To minimize a window means to hide it. You will find yourself using a window's Minimize (dash) button when the desktop becomes cluttered with windows and you either can not see a certain window (because it is hidden/covered by another window or has been minimized already) or a certain window is partially hidden (as shown in Fig 1.1).
Fig 1.0 - The desktop is filling up with windows
In Fig 1.0 above I first opened the PICTURES folder (window), then Microsoft Excel 2016 and then Microsoft Edge. Hence why the first window opened (the PICTURES folder) is always at the back and the last window opened (Microsoft Edge) is always at the front. To go back and forth from one window to the next you have four options - although you might not use all of them.
The first option is to click on any blank part of a window (i.e. inside its Display Area), but preferably on its Title Bar (Fig 1.1 below), to make that window the front (top) most window. Whenever a new window is opened, or an existing one is clicked on, it becomes the front most window. Hence why the Microsoft Edge window above, which was opened last, became the front most window. If I click on the PICTURES window (folder) the order will be as follows: Microsoft Excel 2016 at the back. Microsoft Edge in the middle and the PICTURES folder (window) at the front. If all the windows are of the same size and in the same position (overlapping each other) this option can not be performed, as you would not be able to click on any window that is behind the front most window.
Fig 1.1 - Click on a window's Title Bar to make it the front (top) most window
The second option is to minimize all the other windows that are obstructing the window you want to use. So to get to the PICTURES window (folder) you would click on the minimize (dash) button of the Microsoft Edge window and then click on the minimize (dash) button of the Microsoft Excel 2016 window. However, this option is not ideal if you have more than five windows open simply because you would be spending all your time minimizing the other windows.
Fig 1.2 - Click on a window's Minimize (dash) button to minimize that window
The third option is a balance between options 1 and 2. First you need to click on the Show Desktop button, located in the bottom far right corner of the desktop screen (next to the Clock). It will automatically minimize all your windows and then show you the desktop only. All you need to do then is click on the taskbar icon of the window you want shown. In this example the taskbar icon with the Libraries (PICTURES) Folder icon. This will restore the PICTURES window (folder) back to the size it was before it was minimized. So if that size was maximized it will be shown as a full sized window, otherwise it will be shown at its custom size. To restore another window just click on its taskbar icon.

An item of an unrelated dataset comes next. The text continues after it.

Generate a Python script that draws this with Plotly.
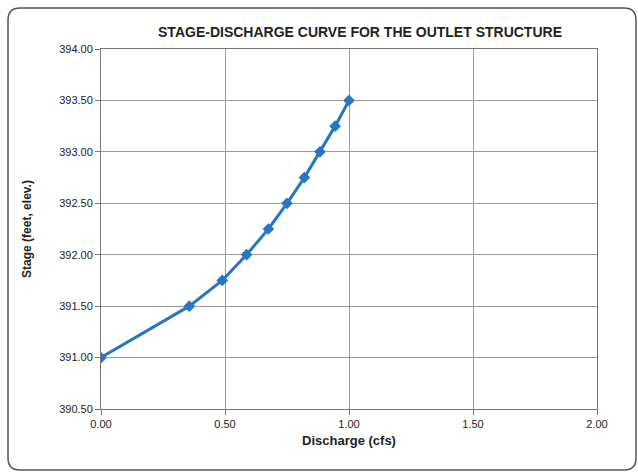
import plotly.graph_objects as go

# Stage-discharge rating for the outlet structure
discharge_cfs = [0.00, 0.356, 0.489, 0.587, 0.675, 0.750, 0.820, 0.883, 0.944, 1.000]
stage_ft = [391.00, 391.50, 391.75, 392.00, 392.25, 392.50, 392.75, 393.00, 393.25, 393.50]

x_ticks = [0.0, 0.5, 1.0, 1.5, 2.0]
y_ticks = [390.5, 391.0, 391.5, 392.0, 392.5, 393.0, 393.5, 394.0]

W, H = 638, 476
ML, MR, MT, MB = 101, 41, 49, 67
pw, ph = W - ML - MR, H - MT - MB

fig = go.Figure()
fig.add_trace(go.Scatter(
    x=discharge_cfs, y=stage_ft, mode="lines+markers",
    line=dict(color="#2676c6", width=3),
    marker=dict(symbol="diamond", size=9, color="#2676c6"),
    showlegend=False,
))

# rounded outer frame, expressed in paper coordinates
def px_x(v):
    return (v - ML) / pw

def px_y(v):
    return (H - MB - v) / ph

x0, x1, y0, y1, r = 8, 636, 8, 470, 12
path = (
    f"M {px_x(x0 + r)} {px_y(y0)} L {px_x(x1 - r)} {px_y(y0)} "
    f"Q {px_x(x1)} {px_y(y0)} {px_x(x1)} {px_y(y0 + r)} "
    f"L {px_x(x1)} {px_y(y1 - r)} Q {px_x(x1)} {px_y(y1)} {px_x(x1 - r)} {px_y(y1)} "
    f"L {px_x(x0 + r)} {px_y(y1)} Q {px_x(x0)} {px_y(y1)} {px_x(x0)} {px_y(y1 - r)} "
    f"L {px_x(x0)} {px_y(y0 + r)} Q {px_x(x0)} {px_y(y0)} {px_x(x0 + r)} {px_y(y0)} Z"
)
fig.add_shape(type="path", path=path, xref="paper", yref="paper",
              line=dict(color="#555555", width=1.5), layer="below")

axis_common = dict(
    showgrid=True, gridcolor="#9a9a9a", gridwidth=1,
    showline=True, linecolor="#777777", linewidth=1, mirror=True,
    ticks="outside", ticklen=5, tickcolor="#777777",
    zeroline=False,
    tickfont=dict(family="Liberation Sans, Arial, sans-serif", size=11, color="#222222"),
)

fig.update_layout(
    width=W, height=H,
    margin=dict(l=ML, r=MR, t=MT, b=MB),
    paper_bgcolor="white", plot_bgcolor="white",
    title=dict(
        text="<b>STAGE-DISCHARGE CURVE FOR THE OUTLET STRUCTURE</b>",
        x=360 / W, xanchor="center", y=1 - 32 / H, yanchor="middle",
        font=dict(family="Liberation Sans, Arial, sans-serif", size=14, color="#222222"),
    ),
    xaxis=dict(
        axis_common, range=[0, 2], tickvals=x_ticks,
        ticktext=[f"{v:.2f}" for v in x_ticks],
        title=dict(text="<b>Discharge (cfs)</b>", standoff=6,
                   font=dict(family="Liberation Sans, Arial, sans-serif", size=13, color="#222222")),
    ),
    yaxis=dict(
        axis_common, range=[390.5, 394.0], tickvals=y_ticks,
        ticktext=[f"{v:.2f}" for v in y_ticks],
        title=dict(text="<b>Stage (feet, elev.)</b>", standoff=24,
                   font=dict(family="Liberation Sans, Arial, sans-serif", size=12, color="#222222")),
    ),
)

fig.write_html("out.html")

Fig 1.3 - Click on a minimized window's Taskbar icon to restore that window back to its original size
When you hover over a window's taskbar icon Windows 10 automatically previews that window, as shown in Fig 1.3 above, so that you can hopefully distinguish between two identical folders or web pages for example.
The final option is the same as option 3 except you do not use the Show Desktop button. You simply switch between windows instead by clicking on a window's Taskbar icon, to either minimize or restore that window, regardless if any other windows are minimized or restored already. So regardless if ten windows are blocking a window you want to use, you can simply click on its taskbar icon to either minimize it or to bring it to the front of all other windows.
When a window has been minimized (hidden) its taskbar icon will be dim. And if at least one other window is displayed, either maximized (full size) or restored (custom sized), the last/active window amongst the displayed windows will have a highlighted (brighter) taskbar icon. So in Fig 1.4 below all windows have been minimized and therefore have dim taskbar icons. In Fig 1.5 though the Microsoft Edge window is still being displayed at custom size (not shown here) and is also the last/active window, therefore it has a highlighted (brighter) taskbar icon to let you know this.
Fig 1.4 - These taskbar icons have been dimmed because all of the windows have been minimized
Fig 1.5 - The Microsoft Edge taskbar icon is highlighted (brighter) because Microsoft Edge is being displayed and is the last/active window
One thing to note is that the taskbar icons become highlighted (brighter) in the order you activate each window. So if you activate the PICTURES folder (window), Microsoft Excel 2016 window and then the Microsoft Edge window (so that Microsoft Edge is the last/active window) and then minimize the Microsoft Edge window, the Microsoft Excel 2016 window becomes the last/active window and therefore the only taskbar icon to be highlighted (brighter). In other words: Each time you minimize a window, the window that was active before it now becomes the active window again and therefore has the highlighted (brighter) taskbar icon.
The just said applies to a window's border colour too - When a window is the last/active window, currently being displayed, its border colour is light blue. However, when a window is inactive, but currently being displayed, its border colour is darker (charcoal/dark grey). So in Fig 1.1 above both the PICTURES window (folder) and the Microsoft Excel window are in charcoal (inactive) whereas the Microsoft Edge window is light blue (because it is the last/active window).
NOTE: If a window is open, regardless of being minimized (hidden/inactive) or displayed (shown/active), it will have a thin light blue line underneath its taskbar icon to denote its program or task (i.e. print job) is running; either in the background or foreground.